A production‑accurate digital twin workflow

Voopla will prototype, test and validate a decision‑ready digital twin workflow that allows producers to explore, compare and pre‑produce inside studio spaces before stepping foot in them.

The innovation lies in combining technologies that are rarely used this early in the commissioning process. These range from photogrammetry and LiDAR scanning to Gaussian Splatting, Real‑time simulation, use of IoT data layers and even optional VR access for immersive scouting.

These elements form a shared decision‑making layer that integrates creative, technical, operational and sustainability insight into one workflow.

“If you can scout a studio digitally you can also block shots and check door widths for example or test whether that giant tree in the script actually fits, before you’ve travelled anywhere. You reduce risk. You reduce cost and time and increase confidence,” Cramp says. “And you embed sustainability intelligence from the very start.”

How Voopla works

The prototype, debuting at IBC2026, will walk visitors through three studio journeys—each representing a different type of facility:

  • A Digital Catapult advanced media production studio
  • An ITV daytime broadcast studio
  • A third partner studio (traditional, non‑VP)

The workflow begins with a directory‑style overview of the UK studio landscape. Producers can filter by location, capability, or production requirements. But the directory is only the entry point.

Once a shortlist is created, Voopla generates production‑specific sustainability and capability reports, similar to an EPC rating for homes. These reports reflect not only the studio’s footprint but also the impact of the equipment and technologies a production intends to bring.

From there, users can enter the digital twin (via web or VR) to scout, plan and pre‑produce.

“We’re not building a finished product,” Cramp emphasises. “This is year one. The goal is to tell a compelling story, demonstrate the workflow, and gather industry feedback. The aim is to scale Voopla across the UK’s studio ecosystem but the conversations at IBC will shape what comes next.”

Industry collaboration and global relevance

Voopla is built in collaboration with broadcasters, studio owners and technology partners. Digital Catapult’s National Digital Twin Centre in Belfast contributes expertise in data modelling and energy visualisation. Partners such as Shure bring insight into studio‑specific technologies like line‑array microphones. Virtual production specialists contribute workflows around Gaussian Splatting and real‑time simulation.

The aim is to create a repeatable, internationally scalable blueprint for more confident and sustainable studio commissioning—across broadcast, film, commercials, games and immersive media.

“Whether you’re making daytime TV, episodic drama, commercials or games, you’d be remiss not to understand virtual production,” Cramp says. “But everyone’s journey has been different. Voopla brings order to that.”

Where Voopla goes next

Voopla’s first year is intentionally focused: prototype the workflow, demonstrate it live, and gather industry input. But the long‑term potential is far larger.

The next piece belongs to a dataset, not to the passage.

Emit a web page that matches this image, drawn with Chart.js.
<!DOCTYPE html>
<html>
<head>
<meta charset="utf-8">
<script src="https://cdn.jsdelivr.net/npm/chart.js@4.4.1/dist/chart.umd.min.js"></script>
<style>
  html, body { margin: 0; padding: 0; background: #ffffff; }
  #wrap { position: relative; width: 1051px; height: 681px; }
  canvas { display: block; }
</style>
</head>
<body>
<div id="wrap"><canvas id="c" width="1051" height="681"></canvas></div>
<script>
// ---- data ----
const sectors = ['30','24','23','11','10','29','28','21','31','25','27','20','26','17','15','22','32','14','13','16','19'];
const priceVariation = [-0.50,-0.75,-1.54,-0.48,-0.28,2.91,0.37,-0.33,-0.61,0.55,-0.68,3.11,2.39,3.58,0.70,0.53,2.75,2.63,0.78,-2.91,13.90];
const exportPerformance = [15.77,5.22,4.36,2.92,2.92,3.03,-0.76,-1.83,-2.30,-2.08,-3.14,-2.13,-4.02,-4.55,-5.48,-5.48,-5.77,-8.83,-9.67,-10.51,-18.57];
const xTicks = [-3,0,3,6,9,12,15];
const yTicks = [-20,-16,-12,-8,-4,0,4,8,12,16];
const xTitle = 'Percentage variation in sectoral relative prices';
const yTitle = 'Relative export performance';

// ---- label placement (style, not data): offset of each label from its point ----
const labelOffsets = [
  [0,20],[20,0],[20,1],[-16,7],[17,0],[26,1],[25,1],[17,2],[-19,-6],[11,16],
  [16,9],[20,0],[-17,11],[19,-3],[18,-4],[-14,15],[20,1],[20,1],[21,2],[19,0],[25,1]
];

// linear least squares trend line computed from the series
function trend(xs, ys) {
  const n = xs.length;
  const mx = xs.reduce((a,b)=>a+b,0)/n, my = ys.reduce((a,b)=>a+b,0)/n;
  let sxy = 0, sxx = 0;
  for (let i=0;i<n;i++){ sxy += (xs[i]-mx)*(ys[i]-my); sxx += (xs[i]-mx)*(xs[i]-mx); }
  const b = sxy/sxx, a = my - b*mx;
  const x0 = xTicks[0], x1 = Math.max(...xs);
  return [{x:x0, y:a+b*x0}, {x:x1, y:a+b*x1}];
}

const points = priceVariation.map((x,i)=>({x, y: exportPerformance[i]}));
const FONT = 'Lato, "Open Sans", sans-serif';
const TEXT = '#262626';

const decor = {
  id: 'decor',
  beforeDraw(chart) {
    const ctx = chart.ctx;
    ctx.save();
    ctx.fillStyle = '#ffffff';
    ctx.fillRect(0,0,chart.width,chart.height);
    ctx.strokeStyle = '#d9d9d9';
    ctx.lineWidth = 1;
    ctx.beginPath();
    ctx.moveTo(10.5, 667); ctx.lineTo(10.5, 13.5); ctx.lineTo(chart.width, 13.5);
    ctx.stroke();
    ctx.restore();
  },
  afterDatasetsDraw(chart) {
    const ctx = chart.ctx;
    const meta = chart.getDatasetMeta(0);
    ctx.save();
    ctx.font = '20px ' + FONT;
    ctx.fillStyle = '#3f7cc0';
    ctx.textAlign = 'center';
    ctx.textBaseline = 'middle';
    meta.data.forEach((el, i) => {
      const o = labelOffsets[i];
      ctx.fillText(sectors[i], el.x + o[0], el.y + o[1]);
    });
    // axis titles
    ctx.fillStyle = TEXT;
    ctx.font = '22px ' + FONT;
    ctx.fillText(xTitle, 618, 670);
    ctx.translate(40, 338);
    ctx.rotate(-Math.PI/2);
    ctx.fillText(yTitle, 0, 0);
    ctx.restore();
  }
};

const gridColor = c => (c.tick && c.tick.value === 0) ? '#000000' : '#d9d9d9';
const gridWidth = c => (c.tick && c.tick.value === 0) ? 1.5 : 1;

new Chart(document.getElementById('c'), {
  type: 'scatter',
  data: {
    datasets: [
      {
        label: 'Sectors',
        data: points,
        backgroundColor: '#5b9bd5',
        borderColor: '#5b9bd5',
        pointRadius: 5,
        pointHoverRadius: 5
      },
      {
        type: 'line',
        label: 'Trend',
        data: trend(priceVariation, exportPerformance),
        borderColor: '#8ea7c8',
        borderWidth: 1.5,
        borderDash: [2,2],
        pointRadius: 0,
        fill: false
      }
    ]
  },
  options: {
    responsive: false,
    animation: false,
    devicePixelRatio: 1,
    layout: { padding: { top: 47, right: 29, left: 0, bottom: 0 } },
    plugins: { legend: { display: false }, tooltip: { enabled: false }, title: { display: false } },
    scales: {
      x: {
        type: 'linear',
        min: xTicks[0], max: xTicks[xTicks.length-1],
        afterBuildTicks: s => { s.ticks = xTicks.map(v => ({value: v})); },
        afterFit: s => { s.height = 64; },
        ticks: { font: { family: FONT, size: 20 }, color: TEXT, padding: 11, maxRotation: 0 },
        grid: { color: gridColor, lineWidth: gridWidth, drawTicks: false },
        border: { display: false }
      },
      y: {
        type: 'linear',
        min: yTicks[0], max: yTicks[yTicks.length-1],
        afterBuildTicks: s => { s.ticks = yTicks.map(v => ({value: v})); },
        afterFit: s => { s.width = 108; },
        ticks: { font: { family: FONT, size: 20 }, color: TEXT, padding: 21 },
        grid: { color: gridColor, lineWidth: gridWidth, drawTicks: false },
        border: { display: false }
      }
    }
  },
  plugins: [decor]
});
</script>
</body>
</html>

Cramp notes that scaling Voopla would require industry‑wide participation—and careful handling of studio privacy and proprietary data. Some studios may initially resist scanning or sustainability disclosure. But as he points out, the industry is racing toward 2030 carbon‑neutral pledges.

“Broadcasters will start dialling up sustainability requirements. The pound they spend will need to go to the right places. Voopla could become a validation mechanism—a badge of best practice.”

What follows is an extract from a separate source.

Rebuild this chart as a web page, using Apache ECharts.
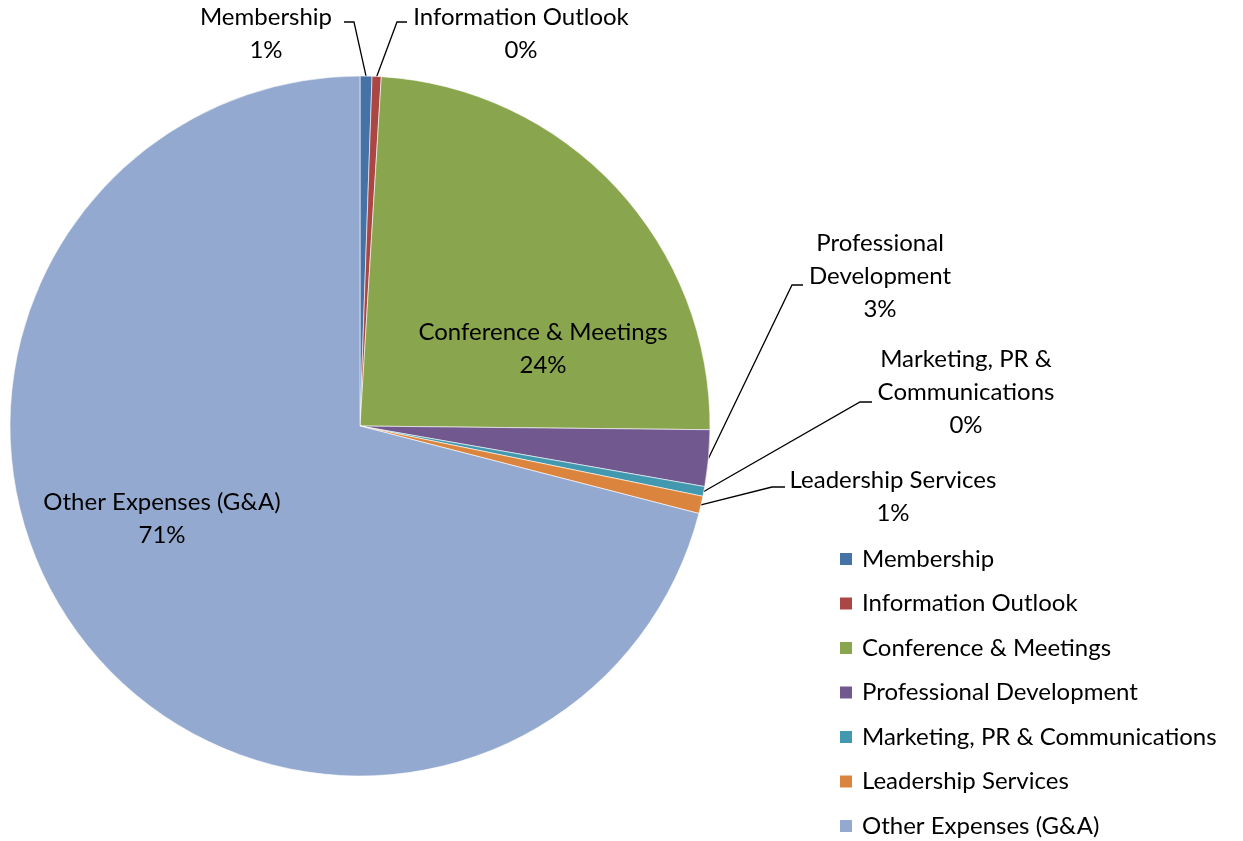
<!DOCTYPE html>
<html>
<head>
<meta charset="utf-8">
<script src="https://cdn.jsdelivr.net/npm/echarts@6/dist/echarts.min.js"></script>
<style>
html, body { margin: 0; background: #fff; }
#chart { width: 1243px; height: 841px; }
</style>
</head>
<body>
<div id="chart"></div>
<script>
var categories = ['Membership', 'Information Outlook', 'Conference & Meetings', 'Professional Development',
    'Marketing, PR & Communications', 'Leadership Services', 'Other Expenses (G&A)'];
// same names, wrapped the way the slice labels show them
var labelNames = ['Membership', 'Information Outlook', 'Conference & Meetings', 'Professional\nDevelopment',
    'Marketing, PR &\nCommunications', 'Leadership Services', 'Other Expenses (G&A)'];
var shares = [0.55, 0.42, 24.2, 2.6, 0.45, 0.8, 70.98];
var colors = ['#4572A7', '#AA4643', '#89A54E', '#71588F', '#4198AF', '#DB843D', '#93A9CF'];

var fontName = 'Lato';
var fontPx = 24;

// where each label sits; bend/end = the bent part of the leader line (none = label inside slice)
var labelSpots = [
    {x: 266, y: 34, bend: [354, 22], end: [344, 22]},
    {x: 521, y: 34, bend: [397, 22], end: [407, 22]},
    {x: 543, y: 349},
    {x: 880, y: 276, bend: [792, 285], end: [803, 285]},
    {x: 966, y: 392, bend: [860, 402], end: [872, 402]},
    {x: 893, y: 497, bend: [772, 487], end: [785, 487]},
    {x: 162, y: 519}
];

var total = shares.reduce(function (a, b) { return a + b; }, 0);

var pieData = categories.map(function (name, i) {
    var inside = !labelSpots[i].bend;
    return {
        name: name,
        value: shares[i],
        itemStyle: {color: colors[i]},
        label: {position: inside ? 'inside' : 'outside'},
        labelLine: {show: !inside}
    };
});

var myChart = echarts.init(document.getElementById('chart'));

myChart.setOption({
    animation: false,
    backgroundColor: '#fff',
    legend: {
        orient: 'vertical',
        left: 838,
        top: 547,
        padding: 0,
        itemWidth: 14,
        itemHeight: 14,
        itemGap: 20.5,
        icon: 'rect',
        data: categories,
        textStyle: {
            fontFamily: fontName,
            fontSize: fontPx,
            color: '#000',
            padding: [0, 0, 0, 4]
        }
    },
    series: [{
        type: 'pie',
        center: [360, 426],
        radius: 350,
        startAngle: 90,
        clockwise: true,
        avoidLabelOverlap: false,
        minShowLabelAngle: 0,
        emphasis: {disabled: true},
        itemStyle: {borderColor: '#fff', borderWidth: 0.6},
        label: {
            fontFamily: fontName,
            fontSize: fontPx,
            lineHeight: 33,
            color: '#000',
            formatter: function (p) {
                return labelNames[p.dataIndex] + '\n' + Math.round(p.value / total * 100) + '%';
            }
        },
        labelLine: {
            length: 20,
            length2: 10,
            lineStyle: {color: '#000', width: 1.3}
        },
        labelLayout: function (params) {
            var s = labelSpots[params.dataIndex];
            var out = {x: s.x, y: s.y, align: 'center', verticalAlign: 'middle'};
            if (s.bend && params.labelLinePoints) {
                out.labelLinePoints = [params.labelLinePoints[0], s.bend, s.end];
            }
            return out;
        },
        data: pieData
    }]
});
</script>
</body>
</html>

Temporary spaces, warehouse conversions, pop‑up VP stages and hybrid facilities could all be included in future iterations. So could talent rosters, VP supervisors, and other human‑expertise layers that often define a studio’s real capability.

First comes IBC2026.

Cramp says, “If we can land the concept, take people on the journey, and leave them wanting more. That’s success for year one.”

There are a number of champions and partners to the project.

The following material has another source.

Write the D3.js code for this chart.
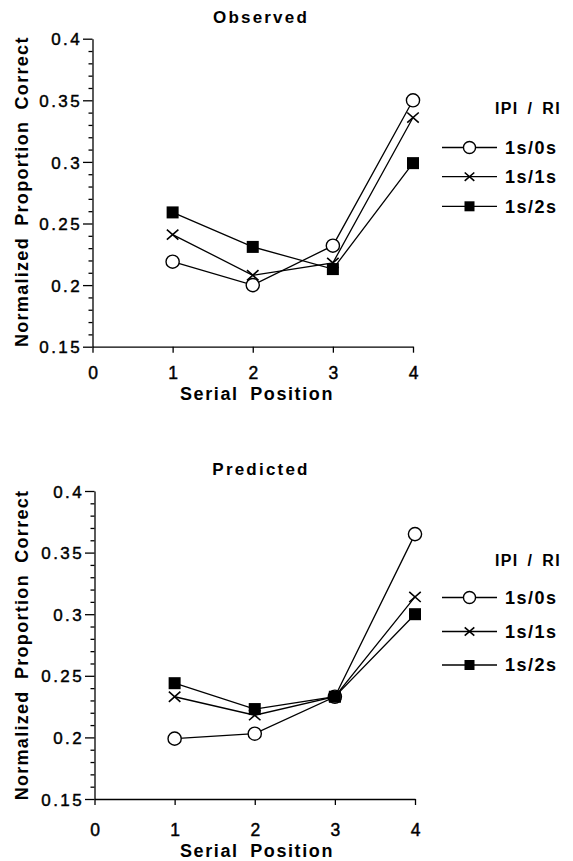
<!DOCTYPE html>
<html>
<head>
<meta charset="utf-8">
<script src="https://cdn.jsdelivr.net/npm/d3@7"></script>
<style>
  html, body { margin: 0; padding: 0; background: #fff; }
  svg { display: block; }
  text { fill: #000; }
</style>
</head>
<body>
<svg id="chart" width="573" height="861"></svg>
<script>
// Serial positions and axis ticks
const serialPositions = [1, 2, 3, 4];
const xTickValues = [0, 1, 2, 3, 4];
const yTickValues = [0.15, 0.2, 0.25, 0.3, 0.35, 0.4];
const yTickLabels = ["0.15", "0.2", "0.25", "0.3", "0.35", "0.4"];

// IPI / RI conditions and their marker shapes
const seriesNames = ["1s/0s", "1s/1s", "1s/2s"];
const seriesShapes = ["circle", "cross", "square"];

// Observed normalized proportion correct
const observed0s = [0.219, 0.200, 0.232, 0.350];
const observed1s = [0.241, 0.208, 0.218, 0.336];
const observed2s = [0.259, 0.231, 0.213, 0.299];

// Model predictions
const predicted0s = [0.199, 0.203, 0.233, 0.365];
const predicted1s = [0.233, 0.218, 0.233, 0.314];
const predicted2s = [0.244, 0.223, 0.233, 0.300];

const FONT = "'Liberation Sans', Arial, Helvetica, sans-serif";

// Layout of the two stacked panels
const panels = [
  {
    title: "Observed", series: [observed0s, observed1s, observed2s],
    left: 92.5, right: 413, top: 38.7, bottom: 346.7,
    titleY: 22.5, xTickPad: 14.3, xTitleY: 400, yTitleCy: 191.7,
    legendHeaderY: 114, legendRowY: [147.5, 176.7, 206.3]
  },
  {
    title: "Predicted", series: [predicted0s, predicted1s, predicted2s],
    left: 94.5, right: 415, top: 491, bottom: 799,
    titleY: 475, xTickPad: 18.3, xTitleY: 857, yTitleCy: 645,
    legendHeaderY: 566, legendRowY: [597.5, 631.5, 665]
  }
];

const svg = d3.select("#chart");

function drawMarker(g, shape, cx, cy, s) {
  if (shape === "circle") {
    g.append("circle").attr("cx", cx).attr("cy", cy).attr("r", s * 0.55)
      .attr("fill", "#fff").attr("stroke", "#000").attr("stroke-width", 1.4);
  } else if (shape === "square") {
    const h = s * 0.5;
    g.append("rect").attr("x", cx - h).attr("y", cy - h)
      .attr("width", 2 * h).attr("height", 2 * h).attr("fill", "#000");
  } else {
    const h = s * 0.48, v = s * 0.42;
    g.append("path")
      .attr("d", `M${cx - h},${cy - v}L${cx + h},${cy + v}M${cx - h},${cy + v}L${cx + h},${cy - v}`)
      .attr("stroke", "#000").attr("stroke-width", 1.6).attr("fill", "none");
  }
}

panels.forEach(p => {
  const x = d3.scaleLinear().domain([0, 4]).range([p.left, p.right]);
  const y = d3.scaleLinear().domain([0.15, 0.4]).range([p.bottom, p.top]);
  const g = svg.append("g");

  // Y axis: major ticks with labels, then minor ticks every 0.01
  const yAxis = g.append("g").attr("transform", `translate(${p.left},0)`)
    .call(d3.axisLeft(y).tickValues(yTickValues)
      .tickFormat((d, i) => yTickLabels[i])
      .tickSize(9.5).tickSizeOuter(0).tickPadding(1));
  yAxis.selectAll("text").attr("font-family", FONT).attr("font-size", 17)
    .attr("letter-spacing", 2.4).attr("dy", "0.36em")
    .attr("stroke", "#000").attr("stroke-width", 0.45);

  const minorTicks = d3.range(0.16, 0.4, 0.01).filter(v => Math.abs(v * 20 - Math.round(v * 20)) > 1e-6);
  g.append("g").attr("transform", `translate(${p.left},0)`)
    .call(d3.axisLeft(y).tickValues(minorTicks).tickFormat("").tickSize(4).tickSizeOuter(0))
    .select(".domain").remove();

  // X axis
  const xAxis = g.append("g").attr("transform", `translate(0,${p.bottom})`)
    .call(d3.axisBottom(x).tickValues(xTickValues).tickFormat(d3.format("d"))
      .tickSize(6).tickSizeOuter(0).tickPadding(p.xTickPad));
  xAxis.selectAll("text").attr("font-family", FONT).attr("font-size", 17.5)
    .attr("stroke", "#000").attr("stroke-width", 0.45);

  g.selectAll(".domain, .tick line").attr("stroke", "#000").attr("stroke-width", 1.3);

  // Titles
  g.append("text").attr("x", 261).attr("y", p.titleY).attr("text-anchor", "middle")
    .attr("font-family", FONT).attr("font-weight", "bold").attr("font-size", 17)
    .attr("letter-spacing", 2.2).text(p.title);

  g.append("text").attr("x", 257).attr("y", p.xTitleY).attr("text-anchor", "middle")
    .attr("font-family", FONT).attr("font-weight", "bold").attr("font-size", 18)
    .attr("letter-spacing", 1.6).attr("word-spacing", 5).text("Serial Position");

  g.append("text").attr("transform", `translate(28,${p.yTitleCy}) rotate(-90)`)
    .attr("text-anchor", "middle")
    .attr("font-family", FONT).attr("font-weight", "bold").attr("font-size", 18)
    .attr("letter-spacing", 1.3).attr("word-spacing", 5)
    .text("Normalized Proportion Correct");

  // Connecting lines first, markers on top
  const line = d3.line().x((d, i) => x(serialPositions[i])).y(d => y(d));
  p.series.forEach(vals => {
    g.append("path").datum(vals).attr("d", line)
      .attr("fill", "none").attr("stroke", "#000").attr("stroke-width", 1.3);
  });
  p.series.forEach((vals, k) => {
    vals.forEach((v, i) => drawMarker(g, seriesShapes[k], x(serialPositions[i]), y(v), 12));
  });

  // Legend
  g.append("text").attr("x", 561).attr("y", p.legendHeaderY).attr("text-anchor", "end")
    .attr("font-family", FONT).attr("font-weight", "bold").attr("font-size", 16)
    .attr("letter-spacing", 1.4).attr("word-spacing", 3).text("IPI / RI");

  seriesNames.forEach((name, k) => {
    const ry = p.legendRowY[k];
    g.append("line").attr("x1", 442).attr("x2", 497).attr("y1", ry).attr("y2", ry)
      .attr("stroke", "#000").attr("stroke-width", 1.3);
    drawMarker(g, seriesShapes[k], 469.5, ry, k === 0 ? 11 : 10);
    g.append("text").attr("x", 505).attr("y", ry + 6.4)
      .attr("font-family", FONT).attr("font-weight", "bold").attr("font-size", 18)
      .attr("letter-spacing", 1.5).text(name);
  });
});
</script>
</body>
</html>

Hemini Metha, Senior Sustainability Lead, EBU, says “Sustainability is not optional for Public Service Media; it is a core operational requirement. Having one dedicated Studio Hub, VooPla, to locate all the relevant information will reduce our time and make our day-to-day lives easier.”

Ian Nock, Chair IET Media Technical Network says, “The Institution of Engineering Technology has as its primary aim to be engineering a better world, and nowhere is this more key than championing innovation as presented by Voopla. It is focused on creating and applying a Digital Twin to make more effective the key decision making for virtual production, taking into account sustainability right from the start. This is an important step in ensuring that sustainability is embedded in all decisions for the production of content.”